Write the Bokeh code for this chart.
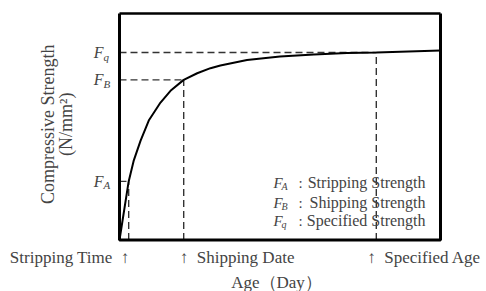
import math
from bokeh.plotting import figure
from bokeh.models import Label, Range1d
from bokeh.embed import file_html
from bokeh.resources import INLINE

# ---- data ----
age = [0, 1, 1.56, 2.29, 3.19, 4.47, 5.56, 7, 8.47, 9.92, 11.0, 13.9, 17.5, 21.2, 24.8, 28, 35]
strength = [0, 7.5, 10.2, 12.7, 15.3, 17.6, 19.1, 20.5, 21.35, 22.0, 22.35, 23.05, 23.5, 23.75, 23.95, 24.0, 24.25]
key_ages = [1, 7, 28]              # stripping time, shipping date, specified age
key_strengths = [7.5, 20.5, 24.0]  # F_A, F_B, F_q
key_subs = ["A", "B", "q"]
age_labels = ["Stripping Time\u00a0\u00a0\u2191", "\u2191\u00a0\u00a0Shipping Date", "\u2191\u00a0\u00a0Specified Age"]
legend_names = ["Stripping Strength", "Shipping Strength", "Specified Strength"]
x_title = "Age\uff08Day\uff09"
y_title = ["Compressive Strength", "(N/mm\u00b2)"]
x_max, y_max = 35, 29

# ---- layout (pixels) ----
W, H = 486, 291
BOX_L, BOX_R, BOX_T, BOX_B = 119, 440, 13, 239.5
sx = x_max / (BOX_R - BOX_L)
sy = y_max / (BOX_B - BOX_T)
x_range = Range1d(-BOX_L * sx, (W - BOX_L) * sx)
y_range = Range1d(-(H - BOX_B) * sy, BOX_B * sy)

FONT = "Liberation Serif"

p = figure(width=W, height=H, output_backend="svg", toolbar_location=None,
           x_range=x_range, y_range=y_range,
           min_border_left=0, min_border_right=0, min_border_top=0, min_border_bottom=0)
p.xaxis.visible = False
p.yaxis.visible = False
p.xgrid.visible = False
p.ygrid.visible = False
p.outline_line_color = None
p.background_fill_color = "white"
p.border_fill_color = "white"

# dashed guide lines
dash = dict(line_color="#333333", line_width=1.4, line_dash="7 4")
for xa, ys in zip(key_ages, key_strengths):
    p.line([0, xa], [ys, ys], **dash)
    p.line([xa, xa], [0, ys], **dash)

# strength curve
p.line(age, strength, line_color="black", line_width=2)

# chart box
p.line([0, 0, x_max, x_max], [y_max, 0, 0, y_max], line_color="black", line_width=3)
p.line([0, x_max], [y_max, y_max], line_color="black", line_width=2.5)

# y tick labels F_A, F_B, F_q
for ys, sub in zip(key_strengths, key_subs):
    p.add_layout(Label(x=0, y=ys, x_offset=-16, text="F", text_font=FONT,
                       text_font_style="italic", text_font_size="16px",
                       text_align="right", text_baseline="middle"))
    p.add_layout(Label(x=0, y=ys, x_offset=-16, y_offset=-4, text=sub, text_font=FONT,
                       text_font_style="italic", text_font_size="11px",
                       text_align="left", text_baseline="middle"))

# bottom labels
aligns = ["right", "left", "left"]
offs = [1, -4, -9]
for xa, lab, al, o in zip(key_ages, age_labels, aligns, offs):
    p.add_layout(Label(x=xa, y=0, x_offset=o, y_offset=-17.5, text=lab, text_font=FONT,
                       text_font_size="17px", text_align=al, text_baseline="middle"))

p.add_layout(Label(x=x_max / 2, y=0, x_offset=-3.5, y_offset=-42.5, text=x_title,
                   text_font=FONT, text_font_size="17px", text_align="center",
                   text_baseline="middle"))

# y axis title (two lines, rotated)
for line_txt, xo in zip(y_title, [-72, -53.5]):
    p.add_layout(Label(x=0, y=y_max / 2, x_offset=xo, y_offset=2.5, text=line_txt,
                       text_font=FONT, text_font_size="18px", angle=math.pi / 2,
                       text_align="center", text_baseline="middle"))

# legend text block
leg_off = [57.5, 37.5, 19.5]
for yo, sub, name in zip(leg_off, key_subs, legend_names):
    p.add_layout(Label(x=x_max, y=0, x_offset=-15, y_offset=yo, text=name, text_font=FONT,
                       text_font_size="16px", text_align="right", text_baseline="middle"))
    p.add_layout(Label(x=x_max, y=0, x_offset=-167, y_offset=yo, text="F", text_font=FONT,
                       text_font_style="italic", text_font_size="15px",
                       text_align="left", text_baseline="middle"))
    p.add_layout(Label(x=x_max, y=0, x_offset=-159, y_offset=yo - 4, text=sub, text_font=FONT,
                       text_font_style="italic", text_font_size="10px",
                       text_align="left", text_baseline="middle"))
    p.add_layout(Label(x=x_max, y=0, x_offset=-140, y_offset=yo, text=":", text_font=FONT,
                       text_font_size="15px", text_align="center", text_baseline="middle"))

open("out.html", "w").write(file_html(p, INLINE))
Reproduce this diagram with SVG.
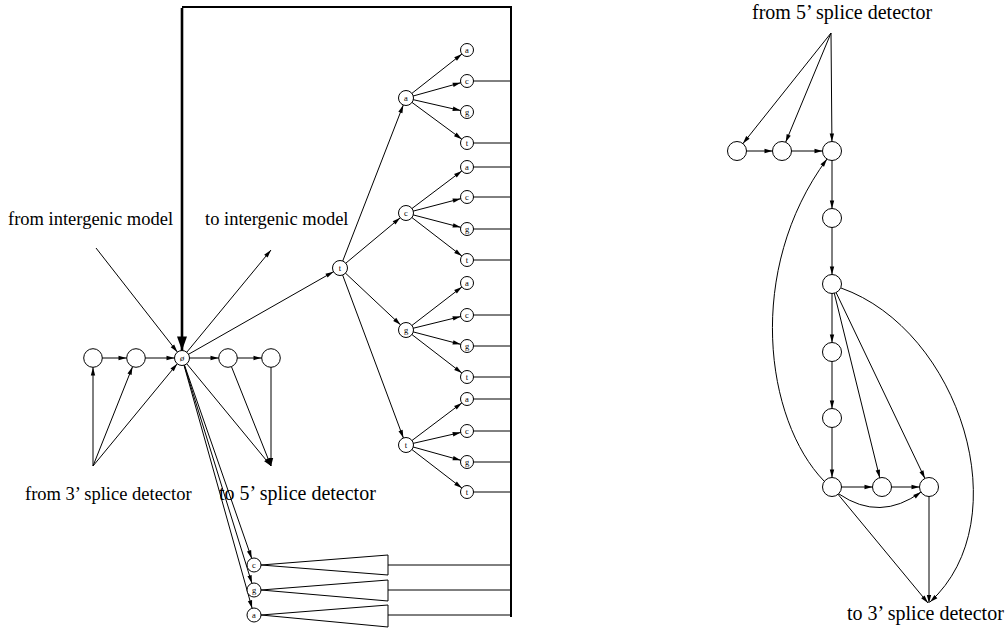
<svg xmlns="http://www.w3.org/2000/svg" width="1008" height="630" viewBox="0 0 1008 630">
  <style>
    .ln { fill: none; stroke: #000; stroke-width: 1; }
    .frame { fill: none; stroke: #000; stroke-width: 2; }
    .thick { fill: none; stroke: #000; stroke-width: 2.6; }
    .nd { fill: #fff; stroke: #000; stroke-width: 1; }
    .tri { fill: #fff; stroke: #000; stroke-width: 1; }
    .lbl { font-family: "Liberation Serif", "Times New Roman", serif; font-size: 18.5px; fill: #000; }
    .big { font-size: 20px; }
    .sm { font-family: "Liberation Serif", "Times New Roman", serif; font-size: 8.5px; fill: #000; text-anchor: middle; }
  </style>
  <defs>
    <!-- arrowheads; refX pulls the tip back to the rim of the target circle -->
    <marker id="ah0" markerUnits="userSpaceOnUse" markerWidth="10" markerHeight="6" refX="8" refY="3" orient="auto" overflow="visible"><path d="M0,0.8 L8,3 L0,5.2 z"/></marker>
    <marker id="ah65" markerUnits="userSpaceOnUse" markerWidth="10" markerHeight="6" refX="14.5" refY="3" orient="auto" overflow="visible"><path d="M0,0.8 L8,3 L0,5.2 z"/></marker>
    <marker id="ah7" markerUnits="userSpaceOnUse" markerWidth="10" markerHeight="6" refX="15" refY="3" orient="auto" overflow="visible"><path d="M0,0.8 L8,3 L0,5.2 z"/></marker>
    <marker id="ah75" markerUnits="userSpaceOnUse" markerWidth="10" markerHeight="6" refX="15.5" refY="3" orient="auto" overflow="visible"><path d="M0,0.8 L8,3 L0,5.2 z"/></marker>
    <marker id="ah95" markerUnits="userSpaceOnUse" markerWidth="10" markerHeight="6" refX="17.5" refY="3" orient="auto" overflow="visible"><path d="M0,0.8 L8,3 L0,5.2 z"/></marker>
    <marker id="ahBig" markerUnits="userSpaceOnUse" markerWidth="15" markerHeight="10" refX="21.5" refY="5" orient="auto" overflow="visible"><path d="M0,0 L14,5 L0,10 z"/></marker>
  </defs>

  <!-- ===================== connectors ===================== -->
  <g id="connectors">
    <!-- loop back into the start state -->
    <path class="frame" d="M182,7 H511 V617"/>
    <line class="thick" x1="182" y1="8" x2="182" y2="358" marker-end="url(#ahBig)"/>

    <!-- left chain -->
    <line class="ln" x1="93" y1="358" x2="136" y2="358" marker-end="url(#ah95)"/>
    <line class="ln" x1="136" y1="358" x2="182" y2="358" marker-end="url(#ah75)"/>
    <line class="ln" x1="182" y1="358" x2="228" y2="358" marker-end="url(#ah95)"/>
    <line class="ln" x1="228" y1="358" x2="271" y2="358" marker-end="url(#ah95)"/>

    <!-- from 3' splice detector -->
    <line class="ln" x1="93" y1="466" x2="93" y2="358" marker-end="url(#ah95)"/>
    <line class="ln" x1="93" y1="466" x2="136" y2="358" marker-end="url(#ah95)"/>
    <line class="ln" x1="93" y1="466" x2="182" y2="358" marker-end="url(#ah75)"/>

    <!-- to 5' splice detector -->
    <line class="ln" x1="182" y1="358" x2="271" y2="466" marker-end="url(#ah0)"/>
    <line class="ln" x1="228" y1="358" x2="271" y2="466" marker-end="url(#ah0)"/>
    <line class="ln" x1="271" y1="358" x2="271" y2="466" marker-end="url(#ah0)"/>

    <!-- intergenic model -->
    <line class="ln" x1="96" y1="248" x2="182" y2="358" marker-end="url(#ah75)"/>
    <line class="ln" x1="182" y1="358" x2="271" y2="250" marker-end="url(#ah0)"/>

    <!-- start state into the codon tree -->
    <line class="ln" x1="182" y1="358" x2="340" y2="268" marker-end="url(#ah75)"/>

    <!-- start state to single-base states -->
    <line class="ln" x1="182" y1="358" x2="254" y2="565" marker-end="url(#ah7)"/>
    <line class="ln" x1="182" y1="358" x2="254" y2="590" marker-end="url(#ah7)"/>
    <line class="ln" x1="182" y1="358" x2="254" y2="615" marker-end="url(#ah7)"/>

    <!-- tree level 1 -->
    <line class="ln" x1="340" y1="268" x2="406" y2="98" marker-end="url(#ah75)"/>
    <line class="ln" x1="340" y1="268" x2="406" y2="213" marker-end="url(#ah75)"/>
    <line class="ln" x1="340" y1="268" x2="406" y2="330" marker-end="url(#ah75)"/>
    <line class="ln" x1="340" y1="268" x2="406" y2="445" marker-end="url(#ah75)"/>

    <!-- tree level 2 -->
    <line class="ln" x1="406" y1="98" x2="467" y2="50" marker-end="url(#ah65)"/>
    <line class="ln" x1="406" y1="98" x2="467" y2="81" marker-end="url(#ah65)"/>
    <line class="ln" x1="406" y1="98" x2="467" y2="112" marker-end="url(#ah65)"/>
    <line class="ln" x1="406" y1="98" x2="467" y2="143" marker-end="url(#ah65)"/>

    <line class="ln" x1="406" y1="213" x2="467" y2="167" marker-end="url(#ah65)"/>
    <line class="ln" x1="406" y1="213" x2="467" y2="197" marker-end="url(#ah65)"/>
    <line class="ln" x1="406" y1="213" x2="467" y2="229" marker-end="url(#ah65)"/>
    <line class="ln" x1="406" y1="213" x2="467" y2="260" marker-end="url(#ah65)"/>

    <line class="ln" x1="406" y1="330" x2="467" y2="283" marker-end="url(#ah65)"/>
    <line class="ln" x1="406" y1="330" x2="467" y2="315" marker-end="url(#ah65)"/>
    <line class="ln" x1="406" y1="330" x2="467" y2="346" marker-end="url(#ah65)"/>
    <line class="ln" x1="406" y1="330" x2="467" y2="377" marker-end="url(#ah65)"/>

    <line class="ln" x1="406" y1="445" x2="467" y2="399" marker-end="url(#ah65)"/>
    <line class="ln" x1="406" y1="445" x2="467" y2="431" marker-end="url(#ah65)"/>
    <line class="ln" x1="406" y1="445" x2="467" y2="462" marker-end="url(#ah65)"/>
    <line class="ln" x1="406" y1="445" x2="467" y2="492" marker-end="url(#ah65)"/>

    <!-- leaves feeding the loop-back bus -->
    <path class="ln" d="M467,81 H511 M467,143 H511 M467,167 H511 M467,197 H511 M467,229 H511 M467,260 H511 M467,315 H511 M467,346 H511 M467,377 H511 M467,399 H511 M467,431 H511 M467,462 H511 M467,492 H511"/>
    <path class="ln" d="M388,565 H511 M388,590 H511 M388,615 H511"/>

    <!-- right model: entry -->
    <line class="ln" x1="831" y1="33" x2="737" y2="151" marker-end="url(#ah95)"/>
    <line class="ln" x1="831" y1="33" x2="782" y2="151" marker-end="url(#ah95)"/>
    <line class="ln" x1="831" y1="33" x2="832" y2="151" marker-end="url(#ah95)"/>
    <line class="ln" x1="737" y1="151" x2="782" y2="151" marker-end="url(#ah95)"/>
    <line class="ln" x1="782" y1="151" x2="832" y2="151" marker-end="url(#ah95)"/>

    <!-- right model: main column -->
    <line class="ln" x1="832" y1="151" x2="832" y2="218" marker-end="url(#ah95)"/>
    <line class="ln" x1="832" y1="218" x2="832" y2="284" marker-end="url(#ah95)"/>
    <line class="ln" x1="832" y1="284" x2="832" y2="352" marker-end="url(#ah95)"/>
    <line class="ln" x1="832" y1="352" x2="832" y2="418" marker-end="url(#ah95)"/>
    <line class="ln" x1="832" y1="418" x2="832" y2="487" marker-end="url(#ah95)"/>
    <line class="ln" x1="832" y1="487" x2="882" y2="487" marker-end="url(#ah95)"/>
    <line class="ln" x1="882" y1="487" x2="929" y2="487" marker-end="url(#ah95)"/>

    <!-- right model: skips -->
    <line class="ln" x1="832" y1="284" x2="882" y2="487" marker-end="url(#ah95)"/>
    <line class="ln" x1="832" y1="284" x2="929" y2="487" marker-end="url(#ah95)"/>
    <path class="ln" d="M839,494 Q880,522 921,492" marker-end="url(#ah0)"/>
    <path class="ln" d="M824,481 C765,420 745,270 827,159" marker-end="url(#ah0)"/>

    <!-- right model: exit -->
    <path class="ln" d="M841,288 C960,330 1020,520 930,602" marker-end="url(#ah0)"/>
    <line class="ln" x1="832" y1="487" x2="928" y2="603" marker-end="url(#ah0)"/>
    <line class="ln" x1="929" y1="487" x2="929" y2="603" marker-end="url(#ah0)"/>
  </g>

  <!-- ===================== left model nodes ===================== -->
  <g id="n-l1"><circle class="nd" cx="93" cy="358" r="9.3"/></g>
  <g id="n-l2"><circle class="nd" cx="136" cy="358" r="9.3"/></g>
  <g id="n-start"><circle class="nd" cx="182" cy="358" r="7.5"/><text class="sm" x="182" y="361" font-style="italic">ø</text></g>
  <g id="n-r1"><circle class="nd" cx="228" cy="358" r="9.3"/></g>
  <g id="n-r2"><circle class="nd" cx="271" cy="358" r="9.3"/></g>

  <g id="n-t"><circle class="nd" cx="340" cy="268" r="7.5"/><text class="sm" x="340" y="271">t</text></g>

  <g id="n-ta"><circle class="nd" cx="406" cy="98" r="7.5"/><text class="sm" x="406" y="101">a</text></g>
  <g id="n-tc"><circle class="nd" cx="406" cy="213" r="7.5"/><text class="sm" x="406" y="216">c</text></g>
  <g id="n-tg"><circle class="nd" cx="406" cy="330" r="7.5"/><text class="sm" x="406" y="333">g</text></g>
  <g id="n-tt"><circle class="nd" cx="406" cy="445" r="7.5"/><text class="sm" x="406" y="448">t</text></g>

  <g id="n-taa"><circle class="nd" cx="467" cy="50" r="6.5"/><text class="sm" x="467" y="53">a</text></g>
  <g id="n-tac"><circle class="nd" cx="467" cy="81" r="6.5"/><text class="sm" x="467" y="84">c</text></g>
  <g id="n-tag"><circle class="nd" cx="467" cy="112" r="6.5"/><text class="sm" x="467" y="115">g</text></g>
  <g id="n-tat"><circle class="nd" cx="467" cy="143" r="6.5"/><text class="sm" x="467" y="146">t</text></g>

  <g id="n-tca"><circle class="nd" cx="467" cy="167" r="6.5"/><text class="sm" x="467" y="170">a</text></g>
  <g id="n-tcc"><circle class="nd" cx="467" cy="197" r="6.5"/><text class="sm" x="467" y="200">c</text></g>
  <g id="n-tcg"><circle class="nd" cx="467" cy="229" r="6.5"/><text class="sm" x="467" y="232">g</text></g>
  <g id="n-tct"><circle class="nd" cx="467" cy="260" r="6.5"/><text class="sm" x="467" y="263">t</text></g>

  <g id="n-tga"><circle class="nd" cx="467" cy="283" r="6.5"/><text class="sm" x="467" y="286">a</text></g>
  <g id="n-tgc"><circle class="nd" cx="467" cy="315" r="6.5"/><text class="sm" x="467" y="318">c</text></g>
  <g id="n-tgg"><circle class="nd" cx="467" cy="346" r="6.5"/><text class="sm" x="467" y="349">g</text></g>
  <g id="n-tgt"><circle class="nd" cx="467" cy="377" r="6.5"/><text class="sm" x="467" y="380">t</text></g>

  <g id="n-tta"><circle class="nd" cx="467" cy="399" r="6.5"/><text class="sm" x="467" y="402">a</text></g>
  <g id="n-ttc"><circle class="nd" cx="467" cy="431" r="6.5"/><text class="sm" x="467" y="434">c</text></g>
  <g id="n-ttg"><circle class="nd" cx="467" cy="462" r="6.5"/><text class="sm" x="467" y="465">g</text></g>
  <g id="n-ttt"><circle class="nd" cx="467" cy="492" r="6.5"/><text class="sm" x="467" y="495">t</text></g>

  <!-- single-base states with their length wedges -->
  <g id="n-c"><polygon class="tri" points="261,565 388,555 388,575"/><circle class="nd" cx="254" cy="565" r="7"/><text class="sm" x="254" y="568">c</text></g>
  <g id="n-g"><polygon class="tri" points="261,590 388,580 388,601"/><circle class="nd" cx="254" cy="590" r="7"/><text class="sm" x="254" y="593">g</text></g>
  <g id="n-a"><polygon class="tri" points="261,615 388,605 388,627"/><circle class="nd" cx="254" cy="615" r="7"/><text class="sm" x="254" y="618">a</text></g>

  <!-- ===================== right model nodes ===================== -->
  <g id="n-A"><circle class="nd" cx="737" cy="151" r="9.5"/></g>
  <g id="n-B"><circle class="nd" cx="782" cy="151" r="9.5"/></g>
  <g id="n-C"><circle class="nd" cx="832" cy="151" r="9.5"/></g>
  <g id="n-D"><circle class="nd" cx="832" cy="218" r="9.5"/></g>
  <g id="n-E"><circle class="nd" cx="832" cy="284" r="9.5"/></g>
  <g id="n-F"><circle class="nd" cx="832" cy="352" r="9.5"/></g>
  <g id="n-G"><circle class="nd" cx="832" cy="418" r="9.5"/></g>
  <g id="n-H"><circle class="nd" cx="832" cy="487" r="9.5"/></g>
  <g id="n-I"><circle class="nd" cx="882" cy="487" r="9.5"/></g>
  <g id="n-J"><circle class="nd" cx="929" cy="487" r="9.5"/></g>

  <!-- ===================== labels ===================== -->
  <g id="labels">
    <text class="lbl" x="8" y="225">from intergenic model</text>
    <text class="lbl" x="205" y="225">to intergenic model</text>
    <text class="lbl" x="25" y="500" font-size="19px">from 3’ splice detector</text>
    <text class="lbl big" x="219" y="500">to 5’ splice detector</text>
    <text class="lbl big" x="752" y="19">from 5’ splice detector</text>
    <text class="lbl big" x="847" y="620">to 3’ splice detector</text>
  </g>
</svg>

----------

**Job**
Retype the records above word for word, from their first line through the line containing "from bokeh.resources import INLINE", and leave out every picture.

**The solution**
Write the Bokeh code for this chart.
import math
from bokeh.plotting import figure
from bokeh.models import Label, Range1d
from bokeh.embed import file_html
from bokeh.resources import INLINE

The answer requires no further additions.